The 2024 Isaiah Berlin Lecture (Week 7, MT24)

professor melissa lane v2 min

Abstract: Emerging from the Greek-speaking Jewish community discussed in the previous lecture, Philo of Alexandria would argue (in Greek) that the act of writing was key to the extraordinary success of ethical habituation in Jewish law and thereby in Jewish history, both in terms of externally written law and the law that could on its basis be inscribed within the soul. The Jewish general Josephus, who would move from Jerusalem to Rome in the course of an eventful life navigating complex political tensions, would later similarly argue (also in Greek) that the Jewish people were superlatively successful  in their mode of studying and internalising their laws.  In contrast to those early rabbis who insisted that Moses was merely the transmitter of divinely ordained laws, these authors treated Moses as a lawgiver, but one who excelled his pagan Greek predecessors, in part, according to Philo, by combining the roles of priest, prophet, king and lawgiver.

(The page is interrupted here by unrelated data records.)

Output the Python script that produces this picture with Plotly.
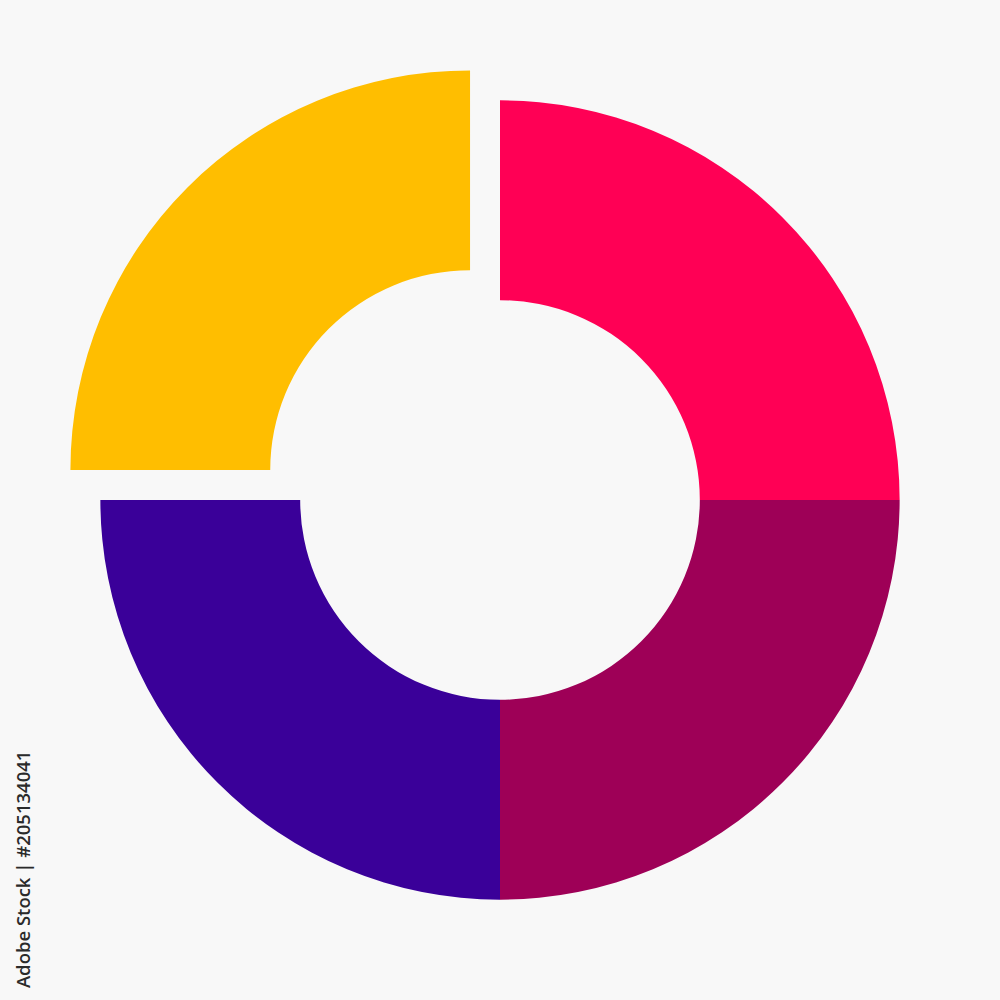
import plotly.graph_objects as go

labels = ["A", "B", "C", "D"]
values = [25, 25, 25, 25]
colors = ["#FF0055", "#9E0057", "#3A0099", "#FFBE00"]
pulls = [0, 0, 0, 0.106]
watermark = "Adobe Stock | #205134041"

fig = go.Figure(go.Pie(
    labels=labels, values=values, hole=0.5, sort=False, direction="clockwise",
    rotation=0, pull=pulls, marker=dict(colors=colors, line=dict(width=0)),
    textinfo="none", hoverinfo="label+value", showlegend=False,
))
fig.update_layout(
    width=1000, height=1000,
    margin=dict(l=57.5, r=57.5, t=57.5, b=57.5, autoexpand=False),
    paper_bgcolor="#F8F8F8", plot_bgcolor="#F8F8F8",
    annotations=[dict(text=watermark,
                      x=(22 - 57.5) / 885, y=(1000 - 870 - 57.5) / 885,
                      xref="paper", yref="paper", xanchor="center", yanchor="middle",
                      showarrow=False, textangle=-90,
                      font=dict(family="Open Sans", size=18.5, color="#2a2a2a", weight=600))],
)
fig.write_html("out.html", config={"displayModeBar": False},
               post_script="document.body.style.margin='0';document.body.style.background='#F8F8F8';")
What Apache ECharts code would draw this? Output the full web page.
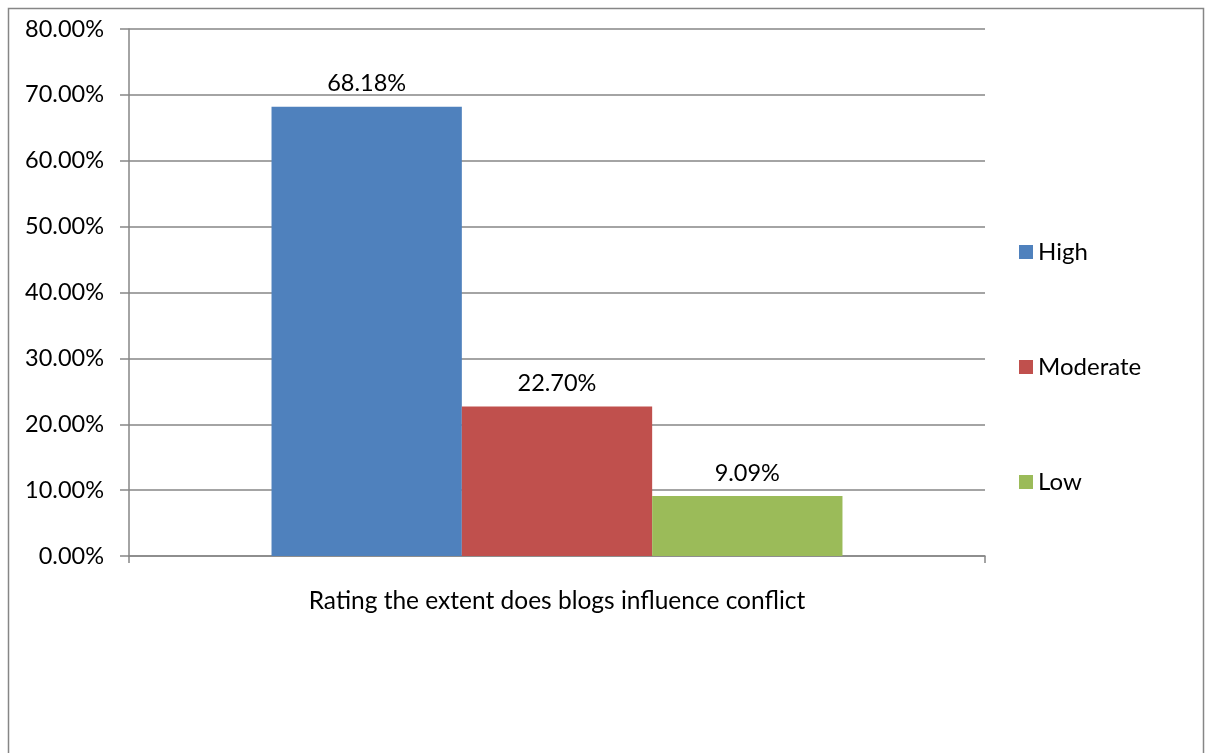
<!DOCTYPE html>
<html>
<head>
<meta charset="utf-8">
<title>Blogs and conflict</title>
<script src="https://cdn.jsdelivr.net/npm/echarts@6/dist/echarts.min.js"></script>
<style>
  html, body { margin: 0; padding: 0; background: #ffffff; }
  #chart { width: 1205px; height: 753px; }
</style>
</head>
<body>
<div id="chart"></div>
<script>
// Survey result: share of respondents per rating
const axisTitle = 'Rating the extent does blogs influence conflict';
const categories = [''];
const seriesNames = ['High', 'Moderate', 'Low'];
const highValues = [0.6818];
const moderateValues = [0.2270];
const lowValues = [0.0909];
const yTicks = [0, 0.1, 0.2, 0.3, 0.4, 0.5, 0.6, 0.7, 0.8];

const colors = ['#4F81BD', '#C0504D', '#9BBB59'];
const FONT = 'Lato, "Open Sans", sans-serif';
const GRID_GRAY = '#868686';

const pct = v => (v * 100).toFixed(2) + '%';

function barSeries(name, data) {
  return {
    name: name,
    type: 'bar',
    data: data,
    barGap: '0%',
    barCategoryGap: '33.3%',
    label: {
      show: true,
      position: 'top',
      distance: 11,
      formatter: p => pct(p.value),
      color: '#000',
      fontFamily: FONT,
      fontSize: 23.5
    }
  };
}

const chart = echarts.init(document.getElementById('chart'), null, { renderer: 'canvas' });
chart.setOption({
  animation: false,
  color: colors,
  textStyle: { fontFamily: FONT },
  graphic: [{
    type: 'rect',
    shape: { x: 8.5, y: 8.5, width: 1195, height: 760 },
    style: { fill: 'none', stroke: GRID_GRAY, lineWidth: 1.5 },
    silent: true
  }],
  grid: { left: 129, right: 220, top: 29, bottom: 197, containLabel: false },
  legend: {
    orient: 'vertical',
    left: 1014,
    top: 235,
    itemWidth: 14,
    itemHeight: 14,
    itemGap: 91,
    icon: 'rect',
    data: seriesNames,
    textStyle: { fontFamily: FONT, fontSize: 24, color: '#000', lineHeight: 24 }
  },
  xAxis: {
    type: 'category',
    data: categories,
    name: axisTitle,
    nameLocation: 'middle',
    nameGap: 33,
    nameTextStyle: { fontFamily: FONT, fontSize: 24.5, color: '#000' },
    axisLine: { show: true, lineStyle: { color: GRID_GRAY, width: 1.5 } },
    axisTick: { show: true, length: 7, lineStyle: { color: GRID_GRAY, width: 1.5 } },
    axisLabel: { show: false }
  },
  yAxis: {
    type: 'value',
    min: yTicks[0],
    max: yTicks[yTicks.length - 1],
    interval: yTicks[1] - yTicks[0],
    axisLine: { show: true, lineStyle: { color: GRID_GRAY, width: 1.5 } },
    axisTick: { show: true, length: 9, lineStyle: { color: GRID_GRAY, width: 1.5 } },
    splitLine: { show: true, lineStyle: { color: GRID_GRAY, width: 1.5 } },
    axisLabel: {
      margin: 25,
      formatter: v => pct(v),
      fontFamily: FONT,
      fontSize: 23.5,
      color: '#000'
    }
  },
  series: [
    barSeries(seriesNames[0], highValues),
    barSeries(seriesNames[1], moderateValues),
    barSeries(seriesNames[2], lowValues)
  ]
});
</script>
</body>
</html>
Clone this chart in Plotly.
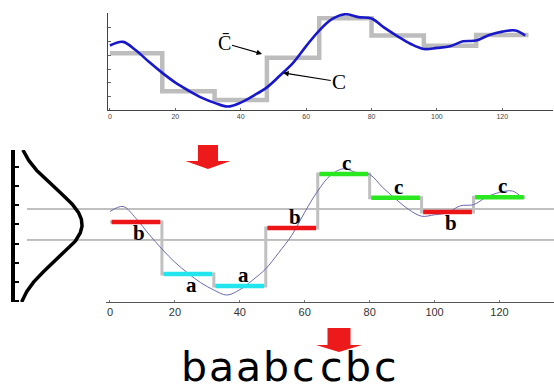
import numpy as np
import plotly.graph_objects as go

# ---------------- data ----------------
# original series C (z-normalised)
t_vals = [0, 4, 8, 12, 16, 20, 24, 28, 32, 36, 40, 44, 48, 52, 56, 60, 64,
          68, 72, 76, 80, 84, 88, 92, 96, 100, 104, 108, 112, 116, 120, 124, 127]
c_vals = [0.36, 0.50, 0.17, -0.27, -0.68, -1.05, -1.35, -1.62, -1.82, -1.96, -1.81,
          -1.54, -1.23, -0.78, -0.30, 0.34, 0.93, 1.37, 1.55, 1.44, 1.39, 1.03,
          0.71, 0.42, 0.23, 0.27, 0.33, 0.52, 0.55, 0.76, 0.89, 0.93, 0.74]

# PAA segments (C-bar)
seg_len = 16
seg_starts = [0, 16, 32, 48, 64, 80, 96, 112]
paa_vals = [0.07, -1.375, -1.71, -0.10, 1.40, 0.74, 0.35, 0.76]
symbols = ["b", "a", "a", "b", "c", "c", "b", "c"]
label_side = [-1, -1, 1, 1, 1, 1, -1, 1]   # letter below (-1) / above (+1) the bar

# SAX breakpoints for an alphabet of 3
breakpoints = [-0.43, 0.43]
gauss_mean, gauss_sd = 0.0, 1.0

x_ticks = [0, 20, 40, 60, 80, 100, 120]

sym_colors = {"a": "#22e6ee", "b": "#ec1416", "c": "#2ae820"}

# ---------------- layout helpers ----------------
W, H = 554, 392
def px(x):
    return x / W
def py(y):
    return 1 - y / H

fig = go.Figure()

# ---------- top chart ----------
step_x = seg_starts + [seg_starts[-1] + seg_len]
step_y = paa_vals + [paa_vals[-1]]
fig.add_trace(go.Scatter(x=step_x, y=step_y, mode="lines", line_shape="hv",
                         line=dict(color="#bdbdbd", width=4.5),
                         xaxis="x", yaxis="y", hoverinfo="skip"))
fig.add_trace(go.Scatter(x=t_vals, y=c_vals, mode="lines", line_shape="spline",
                         line=dict(color="#1818c8", width=2.6),
                         xaxis="x", yaxis="y", hoverinfo="skip"))

# ---------- bottom chart ----------
fig.add_trace(go.Scatter(x=step_x, y=step_y, mode="lines", line_shape="hv",
                         line=dict(color="#c0c0c0", width=3),
                         xaxis="x2", yaxis="y2", hoverinfo="skip"))
fig.add_trace(go.Scatter(x=t_vals, y=c_vals, mode="lines", line_shape="spline",
                         line=dict(color="#6a6ab0", width=1),
                         xaxis="x2", yaxis="y2", hoverinfo="skip"))
for s, v, sym in zip(seg_starts, paa_vals, symbols):
    fig.add_trace(go.Scatter(x=[s + 0.5, s + seg_len - 0.5], y=[v, v], mode="lines",
                             line=dict(color=sym_colors[sym], width=4.5),
                             xaxis="x2", yaxis="y2", hoverinfo="skip"))

annotations = []
for s, v, sym, side in zip(seg_starts, paa_vals, symbols, label_side):
    annotations.append(dict(x=s + seg_len / 2 + 1, y=v, xref="x2", yref="y2",
                            text="<b>" + sym + "</b>", showarrow=False,
                            yshift=side * 11, yanchor="middle",
                            font=dict(family="Liberation Serif", size=21, color="black")))

# ---------- Gaussian ----------
gy = np.linspace(-2.153, 2.069, 200)
gx = np.exp(-0.5 * ((gy - gauss_mean) / gauss_sd) ** 2) / (gauss_sd * np.sqrt(2 * np.pi))
fig.add_trace(go.Scatter(x=gx, y=gy, mode="lines", line=dict(color="black", width=3.5),
                         xaxis="x3", yaxis="y3", hoverinfo="skip"))

shapes = []
for b in breakpoints:
    shapes.append(dict(type="line", xref="paper", yref="y2", x0=px(27), x1=1, y0=b, y1=b,
                       line=dict(color="#808080", width=1), layer="below"))

# red arrows
def red_arrow(cx, top, rect_w, rect_h, head_w, head_h):
    x0, x1 = cx - rect_w / 2, cx + rect_w / 2
    hb = top + rect_h
    path = (f"M {px(x0)} {py(top)} L {px(x1)} {py(top)} L {px(x1)} {py(hb)} "
            f"L {px(cx + head_w / 2)} {py(hb)} L {px(cx)} {py(hb + head_h)} "
            f"L {px(cx - head_w / 2)} {py(hb)} L {px(x0)} {py(hb)} Z")
    return dict(type="path", xref="paper", yref="paper", path=path,
                fillcolor="#ec1a1a", line=dict(width=0))
shapes.append(red_arrow(208, 145, 20, 16, 45, 8))
shapes.append(red_arrow(339, 328, 23, 17, 46, 7))

# C-bar and C labels
annotations.append(dict(x=46.5, y=0.04, xref="x", yref="y", text="C\u0304",
                        showarrow=True, ax=-38, ay=-11, arrowhead=2, arrowsize=0.9,
                        arrowwidth=1.2, arrowcolor="black",
                        font=dict(family="Liberation Serif", size=20, color="black")))
annotations.append(dict(x=53.0, y=-0.68, xref="x", yref="y", text="C",
                        showarrow=True, ax=56, ay=9, arrowhead=2, arrowsize=0.9,
                        arrowwidth=1.2, arrowcolor="black",
                        font=dict(family="Liberation Serif", size=21, color="black")))

# SAX word
word = "".join(symbols)
for i, ch in enumerate(word):
    annotations.append(dict(x=px(194 + i * 27.4), y=py(367), xref="paper", yref="paper",
                            text=ch, showarrow=False, xanchor="center", yanchor="middle",
                            font=dict(family="DejaVu Sans", size=41, color="black")))

axis_common = dict(showgrid=False, zeroline=False)
fig.update_layout(
    width=W, height=H, margin=dict(l=0, r=0, t=0, b=0),
    paper_bgcolor="white", plot_bgcolor="rgba(0,0,0,0)", showlegend=False,
    xaxis=dict(domain=[px(108), px(553)], range=[-0.6, 135.5], anchor="y",
               showline=True, linecolor="#444", linewidth=1, tickvals=x_ticks,
               ticks="inside", ticklen=2, tickcolor="#666",
               tickfont=dict(family="Liberation Sans", size=7, color="#444"), **axis_common),
    yaxis=dict(domain=[py(110), py(13)], range=[-2.091, 1.597], anchor="x",
               showline=True, linecolor="#444", linewidth=1, tick0=0, dtick=0.532,
               ticks="inside", ticklen=3, tickcolor="#666", showticklabels=False,
               **axis_common),
    xaxis2=dict(domain=[px(106), 1], range=[-1.23, 136.8], anchor="y2",
                showline=True, linecolor="#555", linewidth=1, tickvals=x_ticks,
                ticks="inside", ticklen=2, tickcolor="#777",
                tickfont=dict(family="Liberation Sans", size=11, color="#333"), **axis_common),
    yaxis2=dict(domain=[py(302), py(150)], range=[-2.153, 2.069], anchor="x2",
                visible=False, **axis_common),
    xaxis3=dict(domain=[px(15), px(95)], range=[0, 0.476], anchor="y3", visible=False,
                **axis_common),
    yaxis3=dict(domain=[py(302), py(150)], range=[-2.153, 2.069], anchor="x3",
                showline=True, linecolor="black", linewidth=4, tick0=0, dtick=0.53,
                ticks="inside", ticklen=4, tickwidth=2, tickcolor="black",
                showticklabels=False, **axis_common),
    shapes=shapes, annotations=annotations,
)

fig.write_html("out.html")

These ancient comparisons of Moses to Greek lawgivers can shed light on early modern invocations of all of these figures, including Jean-Jacques Rousseau’s appeal to Moses, Lycurgus and others in formulating the theoretical role of his ‘great Legislator’. I argue that Rousseau’s invocation of this figure was in certain respects deeply faithful to ancient Greek understandings of their own lawgivers: figures who drew on their wisdom to shape bodies of law that succeeded in impressing a civic identity on a given polity. While Rousseau’s invocation of a general will as necessary to make those laws legitimate drew on conceptual sources alien to the Greeks, I explore its similarities and differences to the acceptance of and identification with the laws by ancient Greek citizens that I discussed in earlier lectures.